Training design draws on learning principles from cognitive and educational psychology. Key design factors include providing clear learning objectives, presenting material in a logical sequence, allowing active practice with feedback, distributing practice over time rather than massing it, and ensuring that the training environment has enough fidelity to the work environment to support transfer. Newer approaches like simulation-based training, e-learning, and gamification are delivery mechanisms, not substitutes for these underlying principles. A poorly designed e-learning module violates the same learning principles as a poorly designed classroom session.

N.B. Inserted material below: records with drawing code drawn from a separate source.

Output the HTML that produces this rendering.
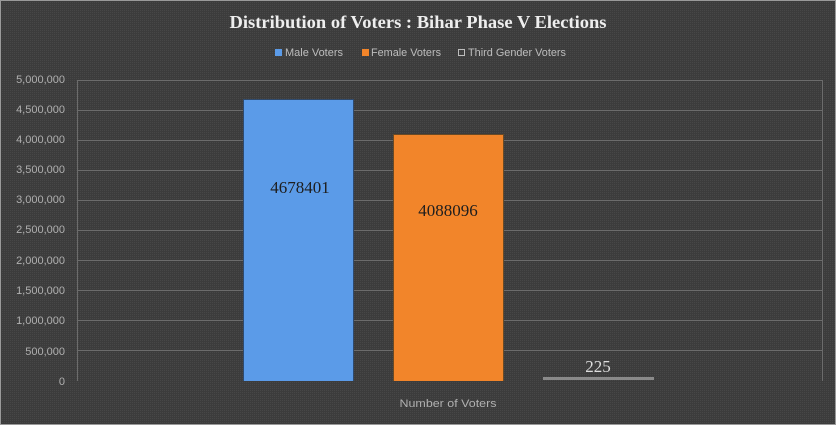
<!DOCTYPE html>
<html><head><meta charset="utf-8"><style>
html,body{margin:0;padding:0;background:#3a3a3a;}
svg{display:block;}
</style></head><body>
<svg width="836" height="425" xmlns="http://www.w3.org/2000/svg">
<defs>
<pattern id="dith" width="2" height="2" patternUnits="userSpaceOnUse">
<rect width="2" height="2" fill="#3c3c3c"/>
<rect width="1" height="1" fill="#474747"/>
</pattern>
</defs>
<rect x="0" y="0" width="836" height="425" fill="url(#dith)"/>
<rect x="0.5" y="0.5" width="835" height="424" fill="none" stroke="#9a9a9a" stroke-width="1"/>
<!-- title -->
<text x="418" y="28" text-anchor="middle" font-family="Liberation Serif, serif" font-weight="bold" font-size="18" fill="#eeeeee" textLength="377" lengthAdjust="spacingAndGlyphs">Distribution of Voters : Bihar Phase V Elections</text>
<!-- legend -->
<rect x="275" y="49" width="7" height="7" fill="#5b9be8"/>
<text x="285" y="56" font-family="Liberation Sans, sans-serif" font-size="11" fill="#bdbdbd" textLength="58" lengthAdjust="spacingAndGlyphs">Male Voters</text>
<rect x="362" y="49" width="7" height="7" fill="#f2852a"/>
<text x="371" y="56" font-family="Liberation Sans, sans-serif" font-size="11" fill="#bdbdbd" textLength="70" lengthAdjust="spacingAndGlyphs">Female Voters</text>
<rect x="458.5" y="49.5" width="6" height="6" fill="none" stroke="#bdbdbd" stroke-width="1"/>
<text x="468" y="56" font-family="Liberation Sans, sans-serif" font-size="11" fill="#bdbdbd" textLength="98" lengthAdjust="spacingAndGlyphs">Third Gender Voters</text>
<!-- gridlines -->
<g stroke="#6c6c6c" stroke-width="1">
<line x1="77" y1="80.5" x2="822" y2="80.5"/>
<line x1="77" y1="110.5" x2="822" y2="110.5"/>
<line x1="77" y1="140.5" x2="822" y2="140.5"/>
<line x1="77" y1="170.5" x2="822" y2="170.5"/>
<line x1="77" y1="200.5" x2="822" y2="200.5"/>
<line x1="77" y1="230.5" x2="822" y2="230.5"/>
<line x1="77" y1="260.5" x2="822" y2="260.5"/>
<line x1="77" y1="290.5" x2="822" y2="290.5"/>
<line x1="77" y1="320.5" x2="822" y2="320.5"/>
<line x1="77" y1="350.5" x2="822" y2="350.5"/>
<line x1="77.5" y1="80" x2="77.5" y2="381"/>
<line x1="822.5" y1="80" x2="822.5" y2="381"/>
</g>
<!-- y labels -->
<g font-family="Liberation Sans, sans-serif" font-size="11" fill="#b0b0b0" text-anchor="end">
<text x="65" y="83">5,000,000</text>
<text x="65" y="113">4,500,000</text>
<text x="65" y="143">4,000,000</text>
<text x="65" y="173">3,500,000</text>
<text x="65" y="203">3,000,000</text>
<text x="65" y="233">2,500,000</text>
<text x="65" y="264">2,000,000</text>
<text x="65" y="294">1,500,000</text>
<text x="65" y="324">1,000,000</text>
<text x="65" y="355">500,000</text>
<text x="65" y="385">0</text>
</g>
<!-- bars -->
<rect x="243" y="99" width="111" height="282" fill="#2e4a6e"/>
<rect x="244" y="100" width="109" height="281" fill="#5b9be8"/>
<rect x="393" y="134" width="111" height="247" fill="#6a4a25"/>
<rect x="394" y="135" width="109" height="246" fill="#f2852a"/>
<rect x="543" y="377" width="111" height="3" fill="#8a8a8a"/>
<!-- data labels -->
<text x="300" y="193" text-anchor="middle" font-family="Liberation Serif, serif" font-size="17" fill="#1e1e1e">4678401</text>
<text x="448" y="216" text-anchor="middle" font-family="Liberation Serif, serif" font-size="17" fill="#1e1e1e">4088096</text>
<text x="598" y="372" text-anchor="middle" font-family="Liberation Serif, serif" font-size="17" fill="#dddddd">225</text>
<!-- x axis title -->
<text x="448" y="407" text-anchor="middle" font-family="Liberation Sans, sans-serif" font-size="11" fill="#b0b0b0" textLength="97" lengthAdjust="spacingAndGlyphs">Number of Voters</text>
</svg>
</body></html>
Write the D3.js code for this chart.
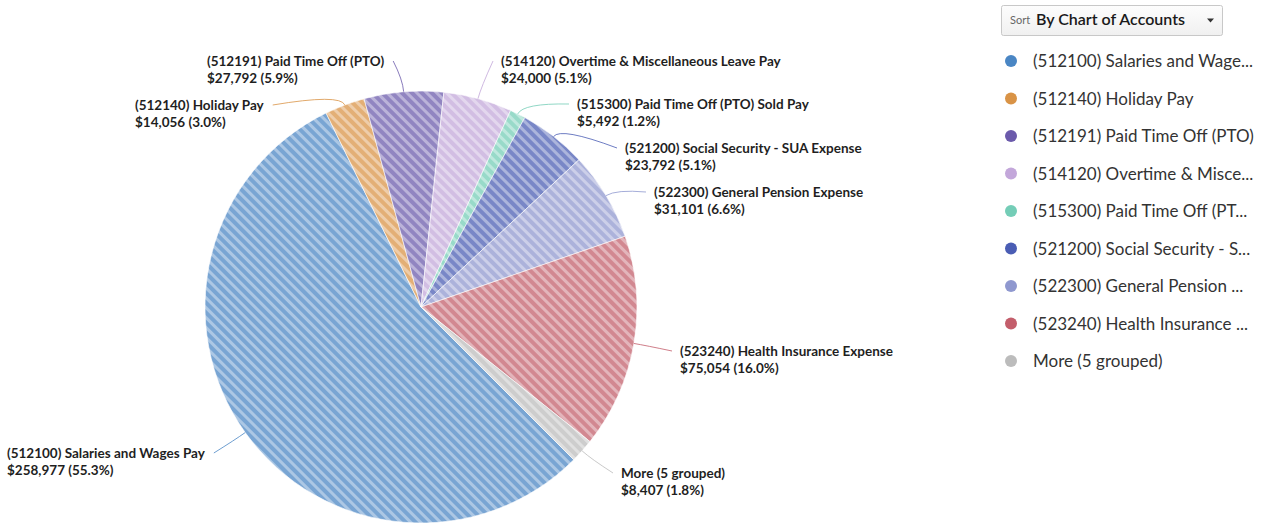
<!DOCTYPE html>
<html>
<head>
<meta charset="utf-8">
<script src="https://cdn.jsdelivr.net/npm/d3@7"></script>
<style>
	body { margin: 0; background: #fff; }
	svg { display: block; font-family: Lato, "Open Sans", sans-serif; }
	.lbl { font-weight: bold; font-size: 13.5px; fill: #1f1f1f; }
	.leg text { font-size: 17px; fill: #333; }
</style>
</head>
<body>
<div id="chart"></div>
<script>
	'use strict'
	// values
	const accounts = ["(512100) Salaries and Wages Pay", "(512140) Holiday Pay", "(512191) Paid Time Off (PTO)",
		"(514120) Overtime & Miscellaneous Leave Pay", "(515300) Paid Time Off (PTO) Sold Pay",
		"(521200) Social Security - SUA Expense", "(522300) General Pension Expense",
		"(523240) Health Insurance Expense", "More (5 grouped)"]
	const legendNames = ["(512100) Salaries and Wage...", "(512140) Holiday Pay", "(512191) Paid Time Off (PTO)",
		"(514120) Overtime & Misce...", "(515300) Paid Time Off (PT...", "(521200) Social Security - S...",
		"(522300) General Pension ...", "(523240) Health Insurance ...", "More (5 grouped)"]
	const amounts = [258977, 14056, 27792, 24000, 5492, 23792, 31101, 75054, 8407]
	const colors = ["#4a86c4", "#d99346", "#6b5aab", "#c3a7da", "#74cdb7", "#4a5db4", "#8f98cf", "#c35e6b", "#bcbcbc"]

	// where each label sits (left x, first baseline) and which side its leader attaches
	const labelX = [7, 135, 207, 501, 577, 625, 654, 680, 621]
	const labelY = [458, 110, 66, 66, 109, 153, 197, 356, 478]
	const labelSide = ["left", "left", "left", "right", "right", "right", "right", "right", "right"]

	let w = 1261, h = 527
	let cx = 421, cy = 307, r = 216

	let svg = d3.select('#chart').append('svg').attr('width', w).attr('height', h)
	let defs = svg.append('defs')

	colors.forEach(function(c, i){
		let p = defs.append('pattern').attr('id', 'hatch' + i)
			.attr('patternUnits', 'userSpaceOnUse')
			.attr('width', 7).attr('height', 7)
			.attr('patternTransform', 'rotate(-45)')
		p.append('rect').attr('width', 7).attr('height', 7).attr('fill', '#fff')
		p.append('rect').attr('width', 7).attr('height', 7).attr('fill', c).attr('fill-opacity', 0.74)
		p.append('rect').attr('width', 3).attr('height', 7).attr('fill', '#fff').attr('fill-opacity', 0.38)
	})

	let total = d3.sum(amounts)
	let pie = d3.pie().sort(null).value(function(d){ return d })
		.startAngle(Math.PI * 3 / 4).endAngle(Math.PI * 3 / 4 + 2 * Math.PI)
	let arcs = pie(amounts)
	let arc = d3.arc().innerRadius(0).outerRadius(r)

	let g = svg.append('g').attr('transform', 'translate(' + cx + ',' + cy + ')')
	g.selectAll('path.slice').data(arcs).enter().append('path')
		.attr('class', 'slice')
		.attr('d', arc)
		.attr('fill', function(d, i){ return 'url(#hatch' + i + ')' })
		.attr('stroke', '#fff').attr('stroke-width', 0.6)

	// labels
	let fmt = d3.format(',')
	let labels = svg.append('g')
	arcs.forEach(function(d, i){
		let t = labels.append('text').attr('class', 'lbl')
		t.append('tspan').attr('x', labelX[i]).attr('y', labelY[i]).text(accounts[i])
		t.append('tspan').attr('x', labelX[i]).attr('y', labelY[i] + 17)
			.text('$' + fmt(amounts[i]) + ' (' + (amounts[i] / total * 100).toFixed(1) + '%)')

		let first = t.select('tspan').node().getComputedTextLength()
		let ex = labelSide[i] == 'left' ? labelX[i] + first + 9 : labelX[i] - 8
		let ey = labelY[i] - 5

		let mid = (d.startAngle + d.endAngle) / 2
		let ax = cx + Math.sin(mid) * r, ay = cy - Math.cos(mid) * r
		let kx = cx + Math.sin(mid) * (r + 12), ky = cy - Math.cos(mid) * (r + 12)
		labels.append('path')
			.attr('d', 'M' + ax + ',' + ay + 'Q' + kx + ',' + ky + ' ' + ex + ',' + ey)
			.attr('fill', 'none')
			.attr('stroke', colors[i]).attr('stroke-opacity', 0.8).attr('stroke-width', 1)
	})

	// sort box
	let sortG = svg.append('g')
	let grad = defs.append('linearGradient').attr('id', 'btn').attr('x1', 0).attr('y1', 0).attr('x2', 0).attr('y2', 1)
	grad.append('stop').attr('offset', 0).attr('stop-color', '#fdfdfd')
	grad.append('stop').attr('offset', 1).attr('stop-color', '#f0f0f0')
	sortG.append('rect').attr('x', 1001.5).attr('y', 5.5).attr('width', 221).attr('height', 30).attr('rx', 2)
		.attr('fill', 'url(#btn)').attr('stroke', '#c8c8c8')
	sortG.append('text').attr('x', 1010).attr('y', 24).style('font-size', '11px').style('fill', '#666').text('Sort')
	sortG.append('text').attr('x', 1036).attr('y', 25).style('font-size', '16px').style('fill', '#1a1a1a')
		.style('font-weight', 600).text('By Chart of Accounts')
	sortG.append('path').attr('d', 'M1207,18.5l7,0l-3.5,4z').attr('fill', '#333')

	// legend
	let leg = svg.append('g').attr('class', 'leg')
	let ly = d3.scaleLinear().domain([0, legendNames.length - 1]).range([61, 361])
	let items = leg.selectAll('g').data(legendNames).enter().append('g')
		.attr('transform', function(d, i){ return 'translate(1011,' + ly(i) + ')' })
	items.append('circle').attr('r', 6).attr('fill', function(d, i){ return colors[i] })
	items.append('text').attr('x', 22).attr('y', 6).text(function(d){ return d })
</script>
</body>
</html>
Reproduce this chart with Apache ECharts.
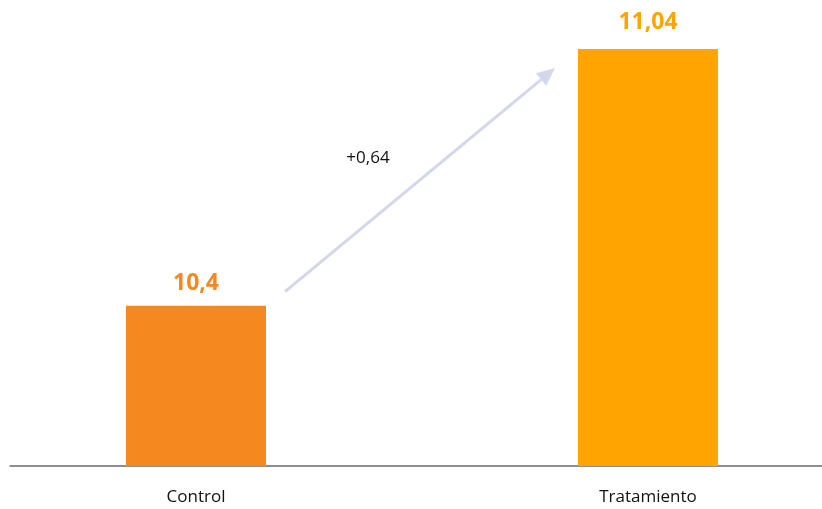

Transfer of training is the field's central preoccupation because it is where the investment either pays off or is wasted. Baldwin and Ford's influential model identifies three categories of factors that influence transfer: trainee characteristics (cognitive ability, motivation, self-efficacy), training design (learning principles, content relevance, practice opportunities), and work environment (supervisor support, peer support, opportunity to use new skills, organizational reinforcement). Research consistently finds that the work environment is at least as important as training design. An employee who returns from excellent training to a supervisor who is indifferent or hostile to the new approaches will quickly revert to old behavior.

Kirkpatrick's four-level model provides a framework for evaluating training effectiveness at progressively meaningful levels. Level 1 (reactions) asks whether trainees liked the training. Level 2 (learning) tests whether they acquired the intended knowledge and skills. Level 3 (behavior) assesses whether they apply what they learned on the job. Level 4 (results) examines whether the training produced organizational outcomes (reduced errors, increased sales, fewer accidents). Most organizations evaluate only at Level 1, which is unfortunate because reaction measures correlate weakly with the deeper levels. Rigorous evaluation at Levels 3 and 4 requires pre-post designs, ideally with control groups — methodologically demanding but necessary for knowing whether training is actually working.